I think about kids, having them, and I still feel a very heavy pang. I’ve always wanted to have a big family, like I never considered having less than three or four kids (hey, I’m Irish, in my family three or four kids are as low as it starts in terms of number of children 😛 ). I always wanted a minivan. I always wanted to be a mother hen with several charges. I wanted my kids to have siblings to laugh and cry with. Play with, to pick on each other, to fight and make up – the whole thing. The idea of not being a parent, never knowing what it is like to have a child… well that breaks my heart a little. So is that the answer?
I do want kids and the one thing I don’t doubt is that they will be worth it. I just wish I was certain about everything else. Or at least to know that my questions above (ALL OF THEM) are perfectly natural to feel. Because I’m a very focused person. I know what I want and I work hard to make it happen. I‘ve never had “cold feet” when it came to getting married or moving or choosing schools. So the cold feet thing is new to me. (Relatively at least, I can’t say I’ve never had a single doubt in my life, but when it comes to this kind of thing, yeah, I’m usually just sure.)
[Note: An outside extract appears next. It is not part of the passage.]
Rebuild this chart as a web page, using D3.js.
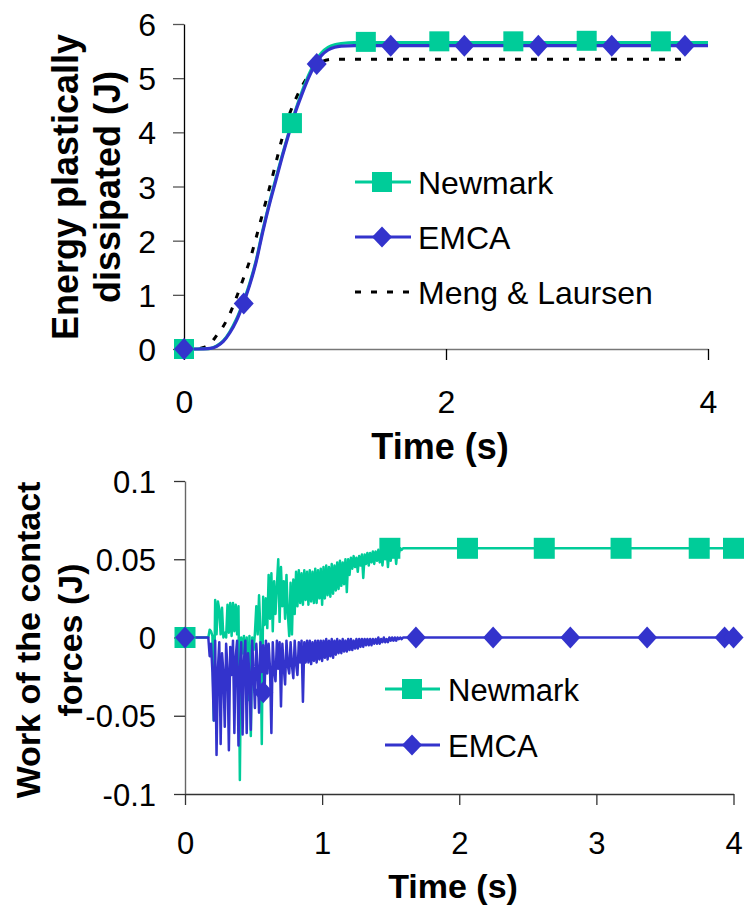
<!DOCTYPE html>
<html><head><meta charset="utf-8">
<script src="https://cdn.jsdelivr.net/npm/d3@7"></script>
<style>
body{margin:0;background:#fff}
text{font-family:"Liberation Sans",Arial,Helvetica,sans-serif;fill:#000}
</style>
</head><body>
<svg id="c" width="746" height="908"></svg>
<script>
// ---------- TOP CHART DATA: Energy plastically dissipated (J) ----------
const energyTime     = [0, 0.1, 0.15, 0.2, 0.25, 0.3, 0.35, 0.4, 0.45, 0.5, 0.55, 0.6, 0.65, 0.7, 0.75, 0.8, 0.85, 0.9, 0.95, 1.0, 1.05, 1.1, 1.15, 1.2, 1.3, 1.4, 1.6, 2, 3, 4];
const energyNewmark  = [0, 0, 0.003, 0.01, 0.06, 0.15, 0.32, 0.55, 0.85, 1.2, 1.63, 2.18, 2.68, 3.14, 3.58, 4.0, 4.4, 4.75, 5.05, 5.3, 5.47, 5.57, 5.62, 5.64, 5.66, 5.66, 5.66, 5.66, 5.66, 5.66];
const energyEMCA     = [0, 0, 0.002, 0.01, 0.05, 0.14, 0.3, 0.52, 0.82, 1.17, 1.6, 2.15, 2.65, 3.1, 3.55, 3.97, 4.37, 4.7, 5.0, 5.25, 5.42, 5.52, 5.57, 5.59, 5.6, 5.6, 5.6, 5.6, 5.6, 5.6];
const mengTime       = [0, 0.1, 0.15, 0.2, 0.25, 0.3, 0.35, 0.4, 0.45, 0.5, 0.55, 0.6, 0.65, 0.7, 0.75, 0.8, 0.85, 0.9, 0.95, 1.0, 1.05, 1.1, 1.15, 2, 3, 3.87];
const mengLaursen    = [0, 0.005, 0.03, 0.1, 0.25, 0.42, 0.65, 0.95, 1.28, 1.62, 2.05, 2.5, 2.95, 3.42, 3.9, 4.3, 4.6, 4.85, 5.05, 5.22, 5.3, 5.34, 5.35, 5.35, 5.35, 5.35];
const energyNewmarkMarkT = [0, 0.824, 1.388, 1.949, 2.514, 3.074, 3.64];
const energyNewmarkMarkV = [0, 4.17, 5.67, 5.68, 5.68, 5.69, 5.68];
const energyEMCAMarkT    = [0, 0.456, 1.013, 1.578, 2.14, 2.705, 3.265, 3.824];
const energyEMCAMarkV    = [0, 0.84, 5.26, 5.6, 5.6, 5.6, 5.6, 5.6];
const energyYTicks = [0, 1, 2, 3, 4, 5, 6];
const energyXTicks = [0, 2, 4];

// ---------- BOTTOM CHART DATA: Work of the contact forces (J) ----------
const workTime = [0,
  0.17, 0.18, 0.19,
  0.20, 0.21, 0.22, 0.23, 0.24, 0.25, 0.26, 0.27, 0.28, 0.29,
  0.30, 0.31, 0.32, 0.33, 0.34, 0.35, 0.36, 0.37, 0.38, 0.39,
  0.40, 0.41, 0.42, 0.43, 0.44, 0.45, 0.46, 0.47, 0.48, 0.49,
  0.50, 0.51, 0.52, 0.53, 0.54, 0.55, 0.56, 0.57, 0.58, 0.59,
  0.60, 0.61, 0.62, 0.63, 0.64, 0.65, 0.66, 0.67, 0.68, 0.69,
  0.70, 0.71, 0.72, 0.73, 0.74, 0.75, 0.76, 0.77, 0.78, 0.79,
  0.80, 0.81, 0.82, 0.83, 0.84, 0.85, 0.86, 0.87, 0.88, 0.89,
  0.90, 0.91, 0.92, 0.93, 0.94, 0.95, 0.96, 0.97, 0.98, 0.99,
  1.00, 1.01, 1.02, 1.03, 1.04, 1.05, 1.06, 1.07, 1.08, 1.09,
  1.10, 1.11, 1.12, 1.13, 1.14, 1.15, 1.16, 1.17, 1.18, 1.19,
  1.20, 1.21, 1.22, 1.23, 1.24, 1.25, 1.26, 1.27, 1.28, 1.29,
  1.30, 1.31, 1.32, 1.33, 1.34, 1.35, 1.36, 1.37, 1.38, 1.39,
  1.40, 1.41, 1.42, 1.43, 1.44, 1.45, 1.46, 1.47, 1.48, 1.49,
  1.50, 1.51, 1.52, 1.53, 1.54, 1.55, 1.56, 1.57, 1.58, 1.59,
  1.60, 2, 3, 4];
const workNewmark = [0,
  0, .005, .004,
  .001, -.053, .024, .002, .023, .018, .002, .019, 0, .003,
  0, .021, .003, .022, .001, .022, .004, .021, .002, .020,
  -.091, 0, -.010, .001, -.020, 0, -.040, .001, -.063, 0,
  -.008, .003, .020, .002, .027, .004, -.068, .026, .008, .025,
  .006, .040, .012, .041, .004, .036, .015, .033, .050, .010,
  .045, .020, .036, .012, .040, .015, .001, .035, .002, .037,
  .015, .042, .020, .043, .022, .041, .021, .043, .024, .042,
  .021, .043, .023, .042, .022, .044, .022, .043, .025, .044,
  .021, .045, .025, .046, .027, .045, .026, .047, .028, .046,
  .030, .048, .031, .049, .033, .048, .034, .050, .029, .050,
  .040, .051, .044, .052, .045, .051, .042, .052, .046, .053,
  .038, .053, .047, .054, .046, .054, .048, .055, .047, .055,
  .049, .056, .048, .056, .046, .056, .050, .057, .045, .057,
  .049, .057, .052, .057, .047, .057, .054, .057, .056, .057,
  .057, .057, .057, .057];
const workEMCA = [0,
  0, -.012, -.004,
  -.022, -.053, -.002, -.075, -.020, -.003, -.068, -.010, -.022, -.057,
  -.004, -.020, -.072, -.006, -.024, -.002, -.061, -.012, -.002, -.069,
  -.020, -.003, -.062, -.015, -.002, -.061, -.010, -.024, -.059, -.002,
  -.022, -.045, -.004, -.020, -.048, -.003, -.022, -.005, -.036, -.002,
  -.023, -.004, -.020, -.061, -.003, -.021, -.028, -.002, -.020, -.003,
  -.044, -.004, -.019, -.030, -.002, -.018, -.023, -.003, -.018, -.026,
  -.002, -.017, -.024, -.003, -.016, -.002, -.041, -.003, -.016, -.002,
  -.016, -.002, -.017, -.003, -.015, -.002, -.016, -.002, -.014, -.002,
  -.015, -.002, -.013, -.001, -.014, -.002, -.012, -.001, -.013, -.002,
  -.011, -.001, -.010, -.002, -.010, -.001, -.009, -.002, -.009, -.001,
  -.008, -.001, -.008, -.002, -.007, -.001, -.007, -.001, -.006, -.001,
  -.006, -.001, -.005, -.001, -.005, -.001, -.005, -.001, -.004, -.001,
  -.004, 0, -.004, -.001, -.003, 0, -.003, -.001, -.003, 0,
  -.002, 0, -.002, 0, -.002, 0, -.001, 0, -.001, 0,
  0, 0, 0, 0];
const workNewmarkMarkT = [0, 1.494, 2.06, 2.62, 3.18, 3.75, 4.0];
const workNewmarkMarkV = [0, 0.057, 0.057, 0.057, 0.057, 0.057, 0.057];
const workEMCAMarkT    = [0, 0.571, 1.684, 2.247, 2.81, 3.37, 3.935, 4.0];
const workEMCAMarkV    = [0, -0.035, 0, 0, 0, 0, 0, 0];
const workYTicks  = [-0.1, -0.05, 0, 0.05, 0.1];
const workYLabels = ["-0.1", "-0.05", "0", "0.05", "0.1"];
const workXTicks  = [0, 1, 2, 3, 4];

const seriesNames = ["Newmark", "EMCA", "Meng & Laursen"];

// ---------- STYLE ----------
const GREEN = "#00CC99", BLUE = "#3333CC";
const svg = d3.select("#c");

function square(g, x, y, s, color) {
  g.append("rect").attr("x", x - s/2).attr("y", y - s/2).attr("width", s).attr("height", s).attr("fill", color);
}
function diamond(g, x, y, rx, ry, color) {
  g.append("path").attr("d", `M${x},${y-ry}L${x+rx},${y}L${x},${y+ry}L${x-rx},${y}Z`).attr("fill", color);
}
function zip(a, b) { return a.map((d, i) => [d, b[i]]); }

// ================= TOP CHART =================
{
  const x = d3.scaleLinear().domain([0, 4]).range([184, 708]);
  const y = d3.scaleLinear().domain([0, 6]).range([349, 24]);
  const g = svg.append("g");

  // axes
  const ya = g.append("g").attr("transform", `translate(${x(0)},0)`)
    .call(d3.axisLeft(y).tickValues(energyYTicks).tickFormat(d3.format("d")).tickSize(11).tickSizeOuter(0).tickPadding(17));
  ya.select(".domain").attr("stroke", "#000").attr("stroke-width", 1.3);
  ya.selectAll(".tick line").attr("stroke", "#555").attr("stroke-width", 1.3);
  ya.selectAll("text").style("font-size", "32px").attr("dy", "0.36em");

  const xa = g.append("g").attr("transform", `translate(0,${y(0)})`)
    .call(d3.axisBottom(x).tickValues(energyXTicks).tickFormat(d3.format("d")).tickSize(11).tickSizeOuter(0).tickPadding(30));
  xa.select(".domain").attr("stroke", "#777").attr("stroke-width", 1.6);
  xa.selectAll(".tick line").attr("stroke", "#000").attr("stroke-width", 1.3);
  xa.selectAll("text").style("font-size", "32px");

  // titles
  g.append("text").attr("transform", `translate(440,459)`).attr("text-anchor", "middle")
    .style("font-size", "36px").style("font-weight", "bold").text("Time (s)");
  g.append("text").attr("transform", `translate(78,187) rotate(-90)`).attr("text-anchor", "middle")
    .style("font-size", "36px").style("font-weight", "bold").text("Energy plastically");
  g.append("text").attr("transform", `translate(120,187) rotate(-90)`).attr("text-anchor", "middle")
    .style("font-size", "36px").style("font-weight", "bold").text("dissipated (J)");

  const line = d3.line().x(d => x(d[0])).y(d => y(d[1])).curve(d3.curveMonotoneX);
  g.append("path").attr("d", line(zip(mengTime, mengLaursen))).attr("fill", "none")
    .attr("stroke", "#000").attr("stroke-width", 3).attr("stroke-dasharray", "6,10");
  g.append("path").attr("d", line(zip(energyTime, energyNewmark))).attr("fill", "none")
    .attr("stroke", GREEN).attr("stroke-width", 3);
  g.append("path").attr("d", line(zip(energyTime, energyEMCA))).attr("fill", "none")
    .attr("stroke", BLUE).attr("stroke-width", 3.2);

  energyNewmarkMarkT.forEach((t, i) => square(g, x(t), y(energyNewmarkMarkV[i]), 20, GREEN));
  energyEMCAMarkT.forEach((t, i) => diamond(g, x(t), y(energyEMCAMarkV[i]), 10, 11, BLUE));

  // legend
  const lg = g.append("g");
  const rows = [182, 237, 292];
  seriesNames.forEach((name, i) => {
    const yy = rows[i];
    if (i === 2) {
      lg.append("line").attr("x1", 355).attr("x2", 411).attr("y1", yy).attr("y2", yy)
        .attr("stroke", "#000").attr("stroke-width", 3).attr("stroke-dasharray", "6,10");
    } else {
      lg.append("line").attr("x1", 355).attr("x2", 411).attr("y1", yy).attr("y2", yy)
        .attr("stroke", i === 0 ? GREEN : BLUE).attr("stroke-width", 3);
      if (i === 0) square(lg, 382, yy, 20, GREEN); else diamond(lg, 382, yy, 10, 10.5, BLUE);
    }
    lg.append("text").attr("x", 418).attr("y", yy + 11.5).style("font-size", "32px").text(name);
  });
}

// ================= BOTTOM CHART =================
{
  const x = d3.scaleLinear().domain([0, 4]).range([185, 733.5]);
  const y = d3.scaleLinear().domain([-0.1, 0.1]).range([794, 481]);
  const g = svg.append("g");

  const ya = g.append("g").attr("transform", `translate(${x(0)},0)`)
    .call(d3.axisLeft(y).tickValues(workYTicks).tickFormat((d, i) => workYLabels[workYTicks.indexOf(d)]).tickSize(11).tickSizeOuter(0).tickPadding(18));
  ya.select(".domain").attr("stroke", "#666").attr("stroke-width", 1.4);
  ya.selectAll(".tick line").attr("stroke", "#333").attr("stroke-width", 1.3);
  ya.selectAll("text").style("font-size", "31px").attr("dy", "0.36em");

  const xa = g.append("g").attr("transform", `translate(0,${y(-0.1)})`)
    .call(d3.axisBottom(x).tickValues(workXTicks).tickFormat(d3.format("d")).tickSize(11).tickSizeOuter(0).tickPadding(27));
  xa.select(".domain").attr("stroke", "#333").attr("stroke-width", 1.4);
  xa.selectAll(".tick line").attr("stroke", "#333").attr("stroke-width", 1.3);
  xa.selectAll("text").style("font-size", "31px");

  g.append("text").attr("transform", `translate(453,898)`).attr("text-anchor", "middle")
    .style("font-size", "34px").style("font-weight", "bold").text("Time (s)");
  g.append("text").attr("transform", `translate(40,640) rotate(-90)`).attr("text-anchor", "middle")
    .style("font-size", "34px").style("font-weight", "bold").text("Work of the contact");
  g.append("text").attr("transform", `translate(82,640) rotate(-90)`).attr("text-anchor", "middle")
    .style("font-size", "34px").style("font-weight", "bold").text("forces (J)");

  const line = d3.line().x(d => x(d[0])).y(d => y(d[1]));
  g.append("path").attr("d", line(zip(workTime, workNewmark))).attr("fill", "none")
    .attr("stroke", GREEN).attr("stroke-width", 2.5).attr("stroke-linejoin", "round");
  g.append("path").attr("d", line(zip(workTime, workEMCA))).attr("fill", "none")
    .attr("stroke", BLUE).attr("stroke-width", 2.5).attr("stroke-linejoin", "round");

  workNewmarkMarkT.forEach((t, i) => square(g, x(t), y(workNewmarkMarkV[i]), 21, GREEN));
  workEMCAMarkT.forEach((t, i) => diamond(g, x(t), y(workEMCAMarkV[i]), 10, 11, BLUE));

  const lg = g.append("g");
  const rows = [689, 745];
  seriesNames.slice(0, 2).forEach((name, i) => {
    const yy = rows[i];
    lg.append("line").attr("x1", 385).attr("x2", 440).attr("y1", yy).attr("y2", yy)
      .attr("stroke", i === 0 ? GREEN : BLUE).attr("stroke-width", 3);
    if (i === 0) square(lg, 412, yy, 20, GREEN); else diamond(lg, 412, yy, 10, 10.5, BLUE);
    lg.append("text").attr("x", 448).attr("y", yy + 11.5).style("font-size", "31px").text(name);
  });
}
</script>
</body></html>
I also wish the very large clock would shut the fuck up. And I wish we won the lottery (not even the jackpot, one or two million should do to make our family) because while we can afford having kids now/once they are here, we can’t afford getting/creating them in the first place.
Anyway that’s my headspace right now. Kids, the reality, the questions and doubts, and the very loud clock that is doing its best to tick away at my sanity. Oh well, I guess I can just take a personal hour. Since once I have kids – there will be no such thing!